İkinci test az önce izledikleri film kliplerinden alınan iki görselin sunulmasını içeriyordu. Ardından katılımcılara iki görselden hangisinin önce göründüğü soruldu. Katılımcıların ikisi sert bir sınırın farklı taraflarında meydana gelen, muhtemelen farklı “olaylara” yerleştirilmiş görselleri seçmekte çok daha zorlandıkları anlaşıldı.
Bu bulgular, insan beyninin anıları nasıl oluşturduğuna, depoladığına ve eriştiğine dair bir bakış sağlıyor. Olay bölünmesi, hafıza bozukluğu yaşayan insanlarda etkilenebilecek bir süreç olduğundan, bu çıkarımlar yeni terapilerin geliştirilmesinde uygulanabilir.
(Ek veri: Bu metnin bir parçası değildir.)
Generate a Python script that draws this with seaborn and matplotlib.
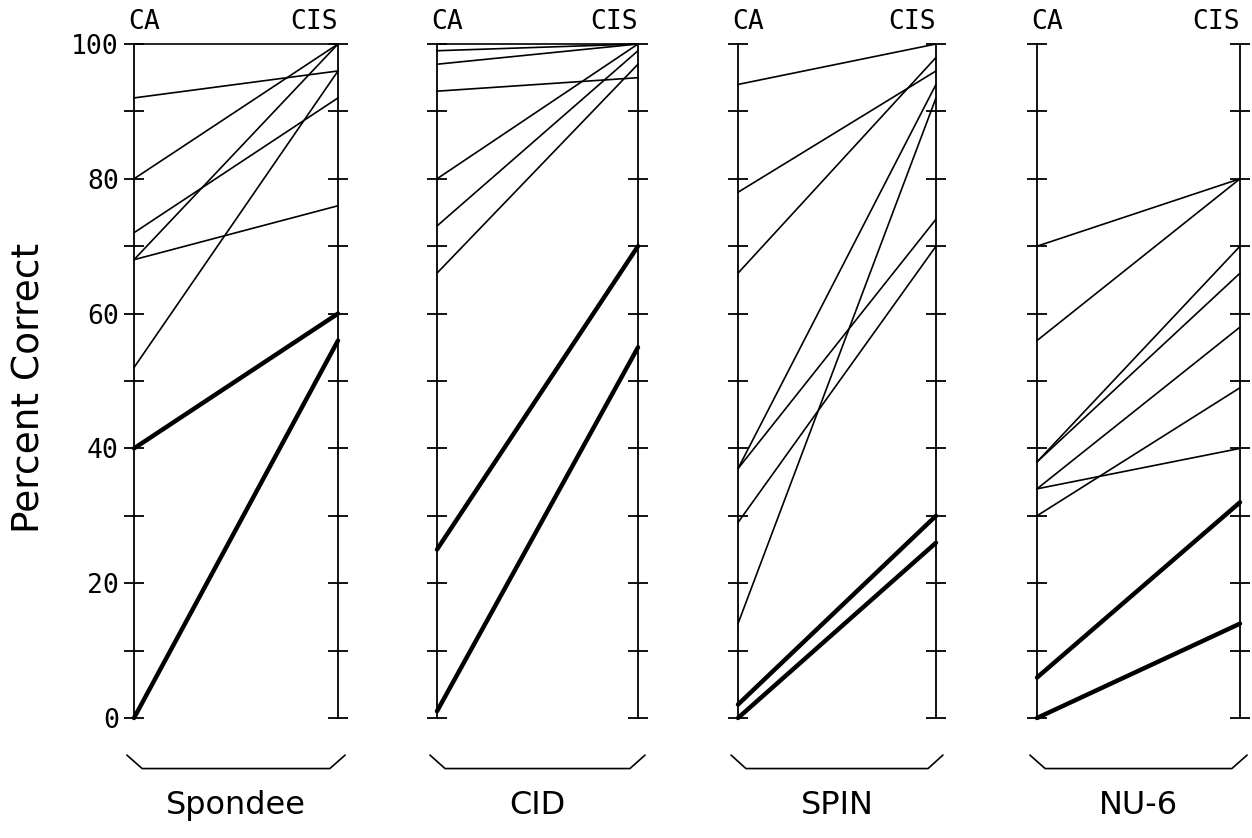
import numpy as np
import pandas as pd
import matplotlib
matplotlib.use("Agg")
import matplotlib.pyplot as plt
import seaborn as sns

################################################
#     Values (CA -> CIS)
################################################
tests = ["Spondee", "CID", "SPIN", "NU-6"]
conditions = ["CA", "CIS"]

spondee_ca = [100, 92, 80, 72, 68, 68, 52, 40, 0]
spondee_cis = [100, 96, 100, 92, 100, 76, 96, 60, 56]

cid_ca = [100, 99, 97, 93, 80, 73, 66, 25, 1]
cid_cis = [100, 100, 100, 95, 100, 99, 97, 70, 55]

spin_ca = [94, 78, 66, 37, 37, 29, 14, 2, 0]
spin_cis = [100, 96, 98, 94, 74, 70, 92, 30, 26]

nu6_ca = [70, 56, 38, 38, 34, 34, 30, 6, 0]
nu6_cis = [80, 80, 70, 66, 58, 40, 49, 32, 14]

# last two subjects in every panel are drawn bold
bold = [0, 0, 0, 0, 0, 0, 0, 1, 1]

yticks = list(range(0, 101, 10))
ylabels = [str(v) if v % 20 == 0 else "" for v in yticks]

panel_values = {
    "Spondee": (spondee_ca, spondee_cis),
    "CID": (cid_ca, cid_cis),
    "SPIN": (spin_ca, spin_cis),
    "NU-6": (nu6_ca, nu6_cis),
}

rows = []
for test in tests:
    ca, cis = panel_values[test]
    for i in range(len(ca)):
        grp = "bold" if bold[i] else "thin"
        rows.append({"test": test, "subject": i, "cond": 0, "value": ca[i], "group": grp})
        rows.append({"test": test, "subject": i, "cond": 1, "value": cis[i], "group": grp})
df = pd.DataFrame(rows)

################################################
#                 Plot
################################################
sns.set_theme(style="white")
plt.rcParams["font.family"] = ["DejaVu Sans"]
plt.rcParams["text.color"] = "black"

W, H = 1252, 838
fig = plt.figure(figsize=(W / 100, H / 100), dpi=100)

left_px = [134, 437, 738, 1037]
right_px = [338, 638, 936, 1240]
top_px, bot_px = 44, 718

for k, test in enumerate(tests):
    ax = fig.add_axes([left_px[k] / W, 1 - bot_px / H,
                       (right_px[k] - left_px[k]) / W, (bot_px - top_px) / H])
    sub = df[df["test"] == test]
    sns.lineplot(data=sub, x="cond", y="value", units="subject", estimator=None,
                 size="group", sizes={"thin": 1.2, "bold": 3.2},
                 color="black", legend=False, ax=ax, clip_on=False)
    for ln in ax.lines:
        ln.set_solid_capstyle("round")

    ax.set_xlim(0, 1)
    ax.set_ylim(0, 100)
    ax.set_xticks([])
    ax.set_yticks(yticks)
    ax.set_xlabel("")
    ax.set_ylabel("")
    ax.set_facecolor("none")
    for side in ["top", "bottom"]:
        ax.spines[side].set_visible(False)
    for side in ["left", "right"]:
        ax.spines[side].set_color("black")
        ax.spines[side].set_linewidth(1.3)
    ax.tick_params(axis="y", direction="inout", length=14, width=1.3,
                   left=True, right=True, colors="black")
    if k == 0:
        ax.set_yticklabels(ylabels, fontfamily="DejaVu Sans Mono", fontsize=19)
        ax.tick_params(axis="y", pad=4)
    else:
        ax.set_yticklabels([])

    # condition names above the two axes
    ax.text(-0.03, 1.014, conditions[0], transform=ax.transAxes, ha="left", va="bottom",
            fontfamily="DejaVu Sans Mono", fontsize=19, color="black")
    ax.text(1.0, 1.014, conditions[1], transform=ax.transAxes, ha="right", va="bottom",
            fontfamily="DejaVu Sans Mono", fontsize=19, color="black")

    # bracket under the panel
    ax.plot([-0.035, 0.04, 0.96, 1.035], [-0.055, -0.075, -0.075, -0.055],
            transform=ax.transAxes, color="black", lw=1.2, clip_on=False)
    ax.text(0.5, -0.13, test, transform=ax.transAxes, ha="center", va="center",
            fontsize=23, color="black")

fig.text(30 / W, 1 - 388 / H, "Percent Correct", rotation=90, ha="center", va="center",
         fontsize=27, color="black")

fig.savefig("out.png", dpi=100, facecolor="white")
plt.close()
Dr. Rutishauser ve ekibi gelecekte bu bulgularla ilgili terapiler geliştirmek için iki olası yolu incelemeyi planlıyor. İlk ihtimalde, en çok ödül mekanizmalarındaki rolleriyle bilinen kimyasal dopamini kullanan nöronlar, sınır ve olay hücreleri tarafından aktive edilebilir ve bu da anıların oluşumunu güçlendirmeye yardımcı olabilir. İkinci ihtimalde ise beynin iç ritimlerinden biri olan teta, öğrenme ve hafıza ile ilintili. Olay hücreleri bu ritimle eş zamanlı etkinleşirse, katılımcılar kendilerine gösterilen görüntülerin sırasını daha kolay hatırlayabilir. Derin beyin stimülasyonu teta ritimlerini etkileyebileceği için belirli hafıza bozuklukları olan hastaları tedavi etmenin bir diğer yolu olabilir.